What you get:- The "s" stops biting
- The "t" sounds soften and thicken
- Air, breath, and consonant detail all get pulled down
- Vocal sits further back in the mix
- Sounds "fixed" only because the harshness is gone
One Narrow Node, Threshold-Led
A RESO node at the exact resonant frequency, ducking 3–5 dB only when the sibilance crosses threshold.
What you get:- The "s" stops biting
- The "t" sounds stay sharp and present
- Air, breath, and shimmer stay where they were
- Vocal stays forward and bright
- Sounds untouched until the harsh moment, then it just isn't harsh
The other common mistake is putting the de-esser at the wrong stage. After the compressor, the sibilance is already squashed up against the compressor's gain reduction, and you're chasing a problem that's been smeared. Put RESO before the compressor. The only real exception is a vocal chain that's already been bounced and committed, where surgical late-stage repair is the only option.
If your vocal still sounds harsh in the mix after one RESO node and you're tempted to double the depth, stop. Check the EQ first. A 4 dB boost at 5 kHz earlier in the chain will look like a sibilance problem and act like one. The post on EQ-ing vocals to shine without sounding harsh covers the upstream side of this.
De-essing only fixes the resonance at the singer's mouth. If the harshness is coming from the mix bus, a synth stack, a hi-hat, or a guitar in the same frequency range, no amount of RESO on the vocal will help. The piece on fixing harshness in your mix for a smoother sound walks through how to spot which source is the actual problem.

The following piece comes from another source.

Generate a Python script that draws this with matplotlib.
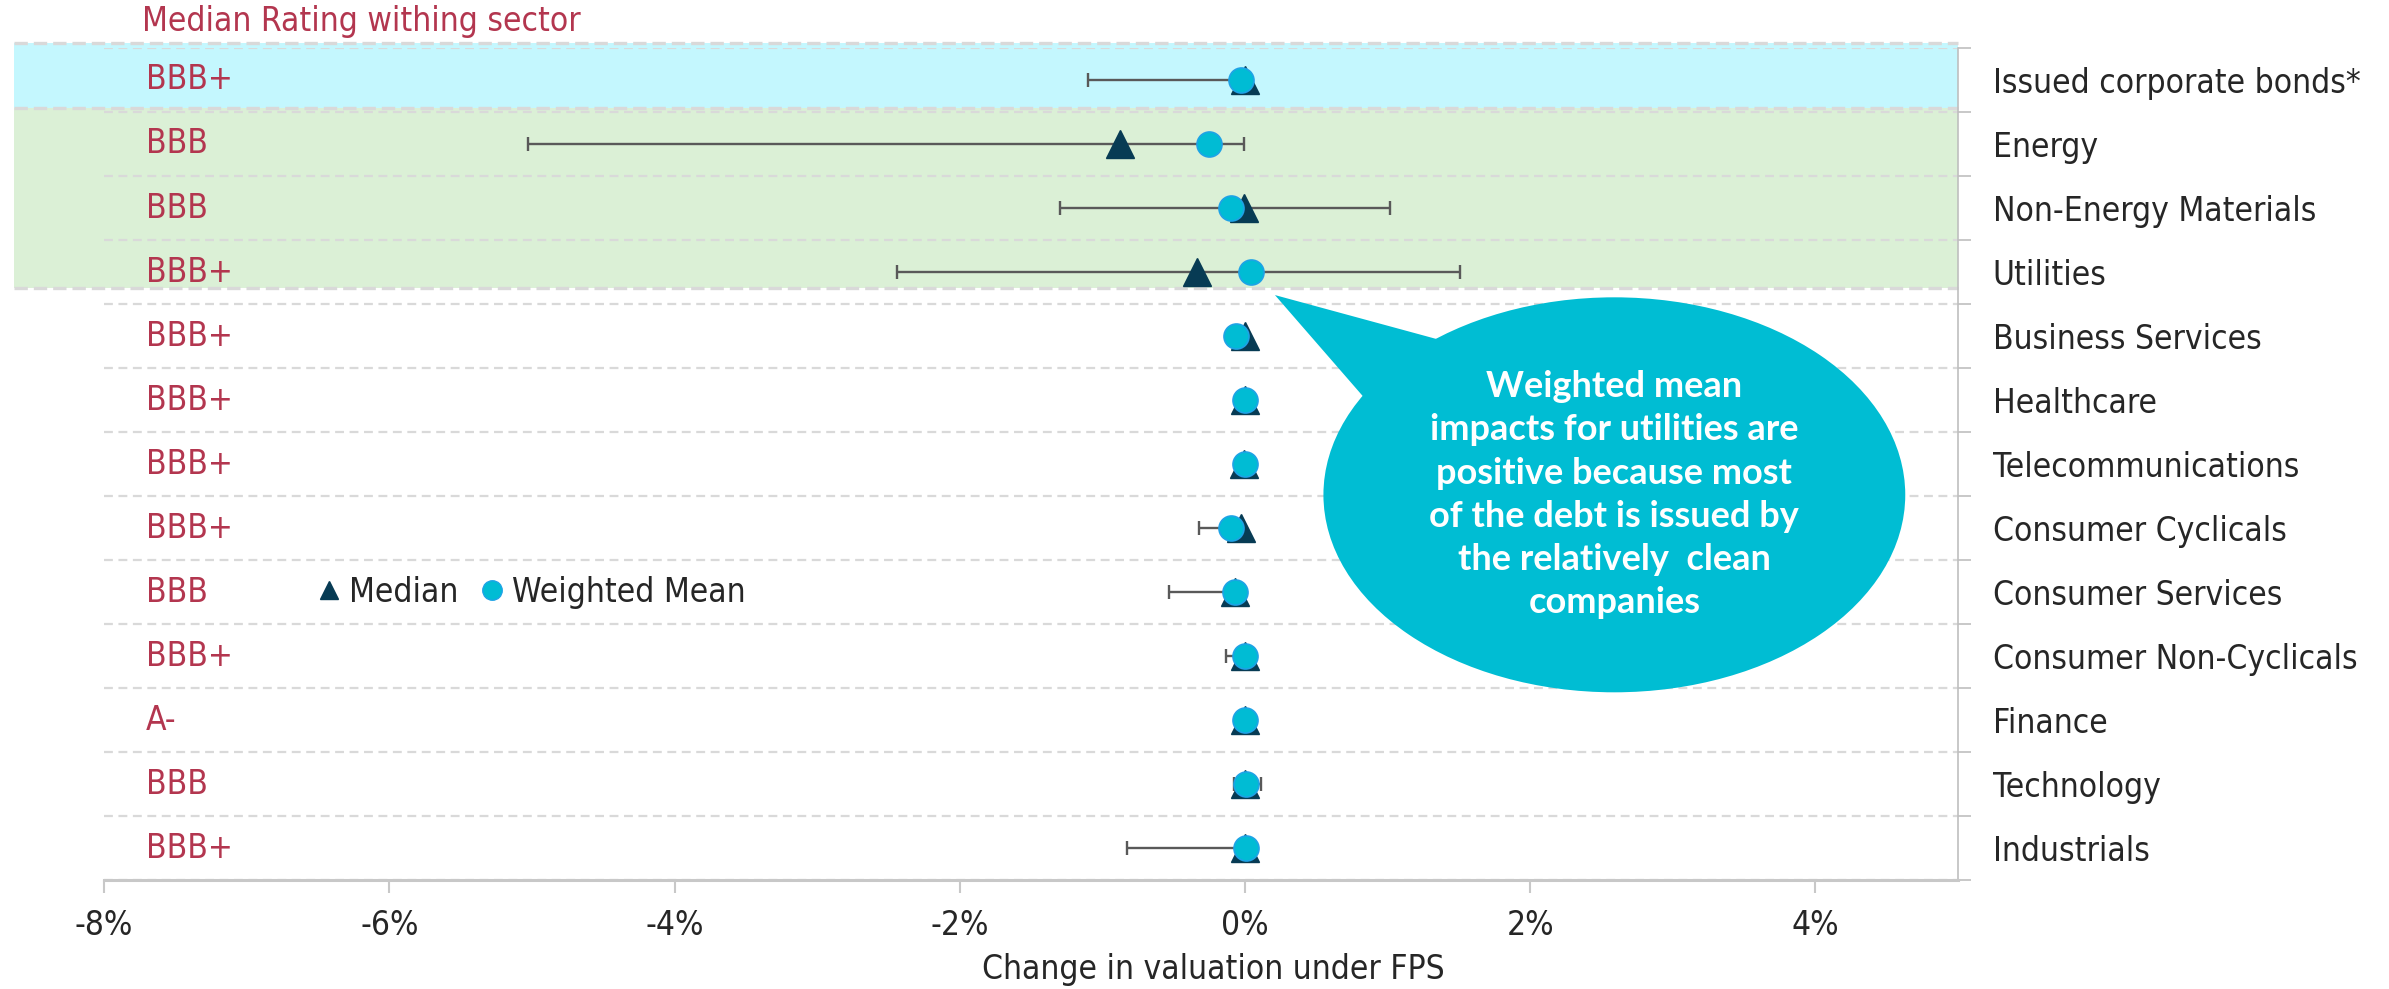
import matplotlib.pyplot as plt
from matplotlib.patches import Ellipse, Polygon, Rectangle
from matplotlib.lines import Line2D
import numpy as np

# Sectors, top to bottom
sectors = ['Issued corporate bonds*', 'Energy', 'Non-Energy Materials', 'Utilities',
           'Business Services', 'Healthcare', 'Telecommunications', 'Consumer Cyclicals',
           'Consumer Services', 'Consumer Non-Cyclicals', 'Finance', 'Technology', 'Industrials']
ratings = ['BBB+', 'BBB', 'BBB', 'BBB+', 'BBB+', 'BBB+', 'BBB+', 'BBB+',
           'BBB', 'BBB+', 'A-', 'BBB', 'BBB+']

# Change in valuation (%)
median = np.array([0.00, -0.88, -0.01, -0.34, 0.00, 0.00, -0.01, -0.03, -0.07, 0.00, 0.00, 0.00, 0.00])
weighted_mean = np.array([-0.03, -0.25, -0.10, 0.04, -0.06, 0.00, 0.00, -0.10, -0.07, 0.00, 0.00, 0.01, 0.01])
range_low = np.array([-1.10, -5.03, -1.30, -2.44, 0.00, 0.00, -0.01, -0.32, -0.53, -0.13, 0.00, -0.08, -0.83])
range_high = np.array([0.00, -0.01, 1.02, 1.51, 0.00, 0.00, -0.01, -0.03, -0.07, 0.00, 0.00, 0.11, 0.00])

xticks = [-8, -6, -4, -2, 0, 2, 4]

RATING_COL = '#b3364f'
TEXT_COL = '#262626'
GRID_COL = '#d9d9d9'
CALLOUT_COL = '#00bdd3'

plt.rcParams['font.family'] = ['DejaVu Sans']
plt.rcParams['font.stretch'] = 'condensed'

fig = plt.figure(figsize=(23.89, 9.89), dpi=100)
ax = fig.add_axes([0.0436, 0.110, 0.7760, 0.8415])

n = len(sectors)
y = np.arange(n)[::-1]

ax.set_xlim(-8, 5)
ax.set_ylim(-0.5, n - 0.5)

# shaded groups (extend past the left edge of the axes)
x_left = -8.63
ax.add_patch(Rectangle((x_left, y[0] - 0.44), 5 - x_left, 1.02, color='#c4f7fe',
                       zorder=0, clip_on=False, lw=0))
ax.add_patch(Rectangle((x_left, y[3] - 0.25), 5 - x_left, (y[0] - 0.44) - (y[3] - 0.25),
                       color='#dbf0d6', zorder=0, clip_on=False, lw=0))
for yy in [y[0] + 0.58, y[0] - 0.44, y[3] - 0.25]:
    ax.plot([x_left, 5], [yy, yy], color=GRID_COL, lw=2.4, ls=(0, (4, 1.8)),
            clip_on=False, zorder=1)

# row separators
for k in np.arange(-0.5, n):
    ax.axhline(k, color=GRID_COL, lw=1.6, ls=(0, (4, 2.5)), zorder=1)

# ranges
ax.errorbar(median, y, xerr=[median - range_low, range_high - median], fmt='none',
            ecolor='#595959', elinewidth=1.7, capsize=4.7, capthick=1.7, zorder=3)
ax.plot(median, y, '^', ms=19.5, color='#073b54', ls='none', zorder=4)
ax.plot(weighted_mean, y, 'o', ms=18, mfc='#00bcd4', mec='#1ea3e6', mew=1.2, ls='none', zorder=5)

FS = 24

# ratings column
for yi, r in zip(y, ratings):
    ax.text(-7.71, yi, r, color=RATING_COL, fontsize=FS, va='center', ha='left')
fig.text(142 / 2389, 1 - 21 / 989, 'Median Rating withing sector', color=RATING_COL,
         fontsize=FS, va='center', ha='left')

# legend
handles = [Line2D([], [], marker='^', color='#073b54', ls='none', ms=13),
           Line2D([], [], marker='o', mfc='#00bcd4', mec='#1ea3e6', ls='none', ms=14)]
ax.legend(handles, ['Median', 'Weighted Mean'], loc='center left', bbox_to_anchor=(0.105, y[8] / (n) + 0.5 / n),
          ncol=2, frameon=False, fontsize=FS, handletextpad=0.1, columnspacing=0.5,
          handlelength=1.0, borderaxespad=0, labelcolor=TEXT_COL)

# axes styling
ax.yaxis.tick_right()
ax.set_yticks(y)
ax.set_yticklabels(sectors)
ax.set_yticks(np.arange(-0.5, n), minor=True)
ax.tick_params(axis='y', which='major', length=0, pad=25, labelsize=FS, labelcolor=TEXT_COL)
ax.tick_params(axis='y', which='minor', length=9, width=1.2, color='#bfbfbf', right=True, left=False)

ax.set_xticks(xticks)
ax.set_xticklabels([f'{v}%' for v in xticks])
ax.tick_params(axis='x', length=9, width=1.5, color='#c8c8c8', pad=12, labelsize=FS, labelcolor=TEXT_COL)

for s in ['left', 'top']:
    ax.spines[s].set_visible(False)
ax.spines['bottom'].set_color('#c8c8c8')
ax.spines['bottom'].set_linewidth(2.2)
ax.spines['right'].set_color('#bfbfbf')
ax.spines['right'].set_linewidth(1.2)

fig.text(0.508, 1 - 969 / 989, 'Change in valuation under FPS', ha='center', va='center',
         fontsize=FS, color=TEXT_COL)

# callout bubble
ax.add_patch(Polygon([(0.21, 8.64), (1.63, 7.78), (0.94, 6.77)], closed=True,
                     fc=CALLOUT_COL, ec='none', zorder=6, clip_on=False))
ax.add_patch(Ellipse((2.59, 5.52), 4.08, 6.17, fc=CALLOUT_COL, ec='none', zorder=6, clip_on=False))
ax.text(2.59, 5.52, 'Weighted mean\nimpacts for utilities are\npositive because most\n'
        'of the debt is issued by\nthe relatively  clean\ncompanies',
        ha='center', va='center', color='white', fontsize=26, fontweight='bold',
        family=['Lato', 'DejaVu Sans'], fontstretch='normal', linespacing=1.38, zorder=7)

fig.savefig('out.png', dpi=100)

The Top End Was Never The Problem
The top end was never the problem. The resonances were. A vocal that sounded harsh wasn't asking for less air, it was asking for one specific frequency to stop spiking when the "s" hit. Find that frequency. Duck it dynamically. Leave the rest of the top end alone.
Most vocals you mix from now on will need a single RESO node and 3–5 dB of dynamic ducking on the resonant peak. That's it. The "s" stops biting. The breath stays. The shimmer stays. The vocal still feels like it's in the room with you, just without the part that made you flinch.